The War Z executive producer Sergey Titov claimed that he gets a lot of fans who say they'll stop playing the zombie MMO if the developer removes the system that causes players to lose micro-transaction items every time they die.

Titov made this claim earlier this evening at a GDC talk attended by Eurogamer. "In War Z when you die you lose all your items, even if you bought those items using real money. [It's a] super, hardcore brutal choice. Recently some of the people on forums have been saying, 'we don't like that.'" But Titov claimed that he made a survey asking 18,000 users if this should be altered, and "most players said, 'don't change that or we leave the game.'"

"It turns out that people who get stuck and stay with the game, they like that," Titov added.

Titov also extolled the virtues of free-to-play games for several minutes, explaining how not having to pay a single cent made people far more willing to try out a game. When asked why the War Z wasn't free-to-play he replied, "If I had a dollar every time people asked me why the War Z is not a free to play I wouldn't have developed the War Z at all."

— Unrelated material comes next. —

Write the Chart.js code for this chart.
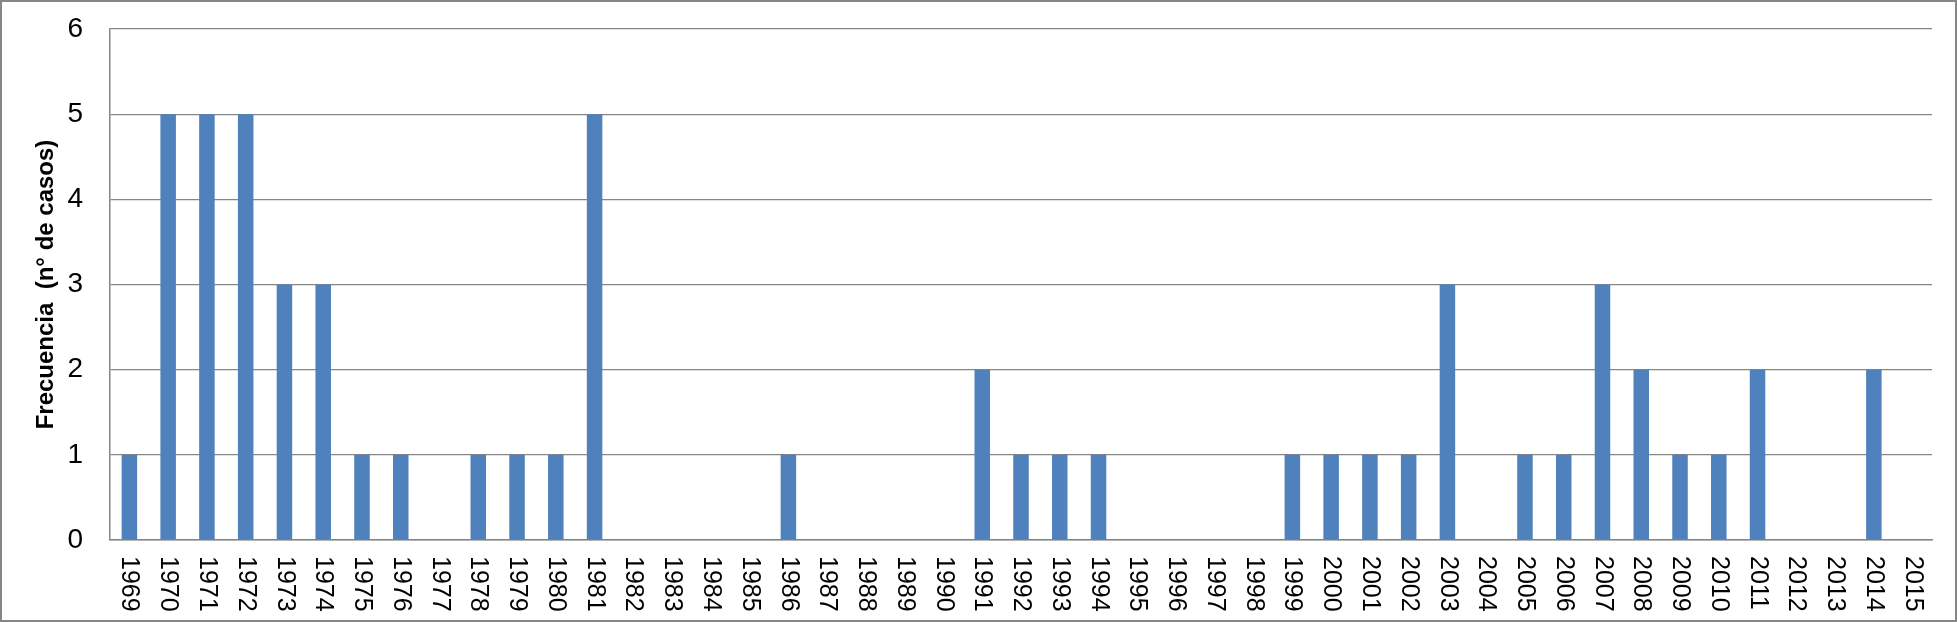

"Free-to-play removes any barrier for me to play your game. You instantly get a lot of users.... in paid game you get less users, but all of those users will be much more invested in your game... Do you need a more active, engaged audience or more people? There is no clear answer."

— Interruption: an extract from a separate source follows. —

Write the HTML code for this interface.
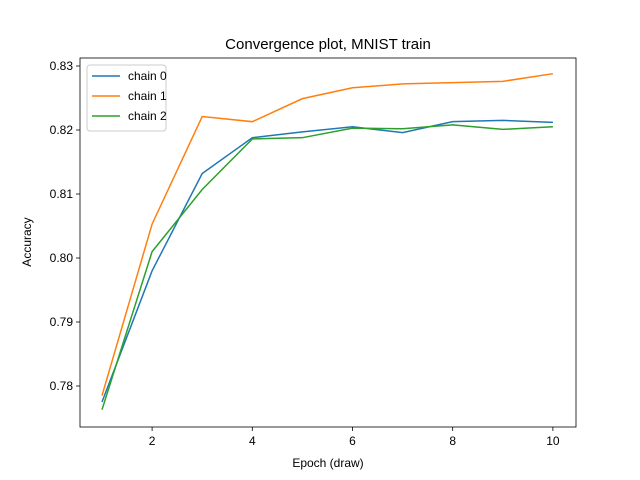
<!DOCTYPE html>
<html><head><meta charset="utf-8"><style>
body{margin:0;background:#fff}
svg{display:block;font-family:"Liberation Sans","DejaVu Sans",sans-serif}
</style></head><body>
<svg id="chart" width="640" height="480"></svg>
<script>
const epochs=[1,2,3,4,5,6,7,8,9,10];
const chain0=[0.7775,0.798,0.8132,0.8188,0.8197,0.8205,0.8196,0.8213,0.8215,0.8212];
const chain1=[0.7785,0.8053,0.8221,0.8213,0.8249,0.8266,0.8272,0.8274,0.8276,0.8288];
const chain2=[0.7763,0.801,0.8107,0.8186,0.8188,0.8203,0.8202,0.8208,0.8201,0.8205];
const xTicks=[2,4,6,8,10];
const yTicks=[0.78,0.79,0.80,0.81,0.82,0.83];
const seriesNames=["chain 0","chain 1","chain 2"];
const colors=["#1f77b4","#ff7f0e","#2ca02c"];
const L=80,R=576,T=58,B=427;
const xs=x=>102+(x-1)*50.1;
const ys=y=>386-(y-0.78)*6400;
const svg=document.getElementById('chart');
const NS="http://www.w3.org/2000/svg";
function mk(tag,attrs,parent){const e=document.createElementNS(NS,tag);for(const k in attrs)e.setAttribute(k,attrs[k]);(parent||svg).appendChild(e);return e;}
const title=mk('text',{x:328,y:49,'text-anchor':'middle','font-size':15});title.textContent="Convergence plot, MNIST train";


xTicks.forEach(t=>{const g=mk('g',{});


mk('line',{x1:xs(t),x2:xs(t),y1:B,y2:B+4,stroke:'#000','stroke-width':0.8},g);
const tx=mk('text',{x:xs(t),y:B+18,'text-anchor':'middle','font-size':12},g);tx.textContent=t;});
yTicks.forEach(t=>{const g=mk('g',{});


mk('line',{x1:L-4,x2:L,y1:ys(t),y2:ys(t),stroke:'#000','stroke-width':0.8},g);
const tx=mk('text',{x:L-7,y:ys(t)+4,'text-anchor':'end','font-size':12},g);tx.textContent=t.toFixed(2);});
const xl=mk('text',{x:328,y:467,'text-anchor':'middle','font-size':12});xl.textContent="Epoch (draw)";


const yl=mk('text',{x:31,y:242,'text-anchor':'middle','font-size':12,transform:'rotate(-90 31 242)'});yl.textContent="Accuracy";


[chain0,chain1,chain2].forEach((s,i)=>{
const p=mk('polyline',{points:s.map((v,j)=>xs(epochs[j])+','+ys(v)).join(' '),fill:'none',stroke:colors[i],'stroke-width':1.5});

});
const frame=mk('rect',{x:L,y:T,width:R-L,height:B-T,fill:'none',stroke:'#000','stroke-width':0.8});


const lg=mk('g',{});


mk('rect',{x:87,y:65,width:79,height:66,rx:3,fill:'#fff','fill-opacity':0.8,stroke:'#ccc'},lg);
seriesNames.forEach((n,i)=>{const g=mk('g',{},lg);


const y=76+i*20;mk('line',{x1:92,x2:120,y1:y,y2:y,stroke:colors[i],'stroke-width':1.5},g);
const t=mk('text',{x:128,y:y+4,'font-size':12},g);t.textContent=n;});
</script>
</body></html>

Elsewhere, Titov advised outsourcing tech support and community management. He noted that this used to be handled in house, but "if you don't satisfy their [the audience's] needs immediately they go nuts. And to do that you need lots and lots of people." He then said he didn't want to have a company of 200 people on tech support so he outsourced that.

"Let's say you have 200 people on your payroll doing support, and the next month you don't need 200 people. You only need 150. What are you going to do? Keep those extra 50 people on payroll, or fire them? Both choices suck."

When the moderator, Xsolla, Inc's Dmitri Bourkovski, asked Titov why he didn't go to a publisher to help with these issues, Titov replied, "Can you find one?"

"I don't think there are any global online game publishers," he said. "There are really good local online game publishers."

Another piece of sage advice by Titov was that games with zombies automatically sell a third more than games without zombies (though looking at the sales of The Walking Dead: Survival Instinct, he may have a point). "Zombies, [are the] new vampires. As girls like vampires, boys, they like zombies."

Finally, regarding the War Z's poor critical reception, Titov acknowledged that the game sucked at its launch phase, but he insisted it got better. "We got pretty shitty review scores for War Z... At Eurogamer we got the same score as Aliens: Colonial Marines."

"Most of the things they said they don't like about the game that was true," he admitted. "That was the state of the game."

"Online games change weekly, sometimes daily bases. The game today won't be the same game in the next three months."

"I don't know how online games should be reviewed," he confessed. "Reviewing a game just once doesn't work well for online games."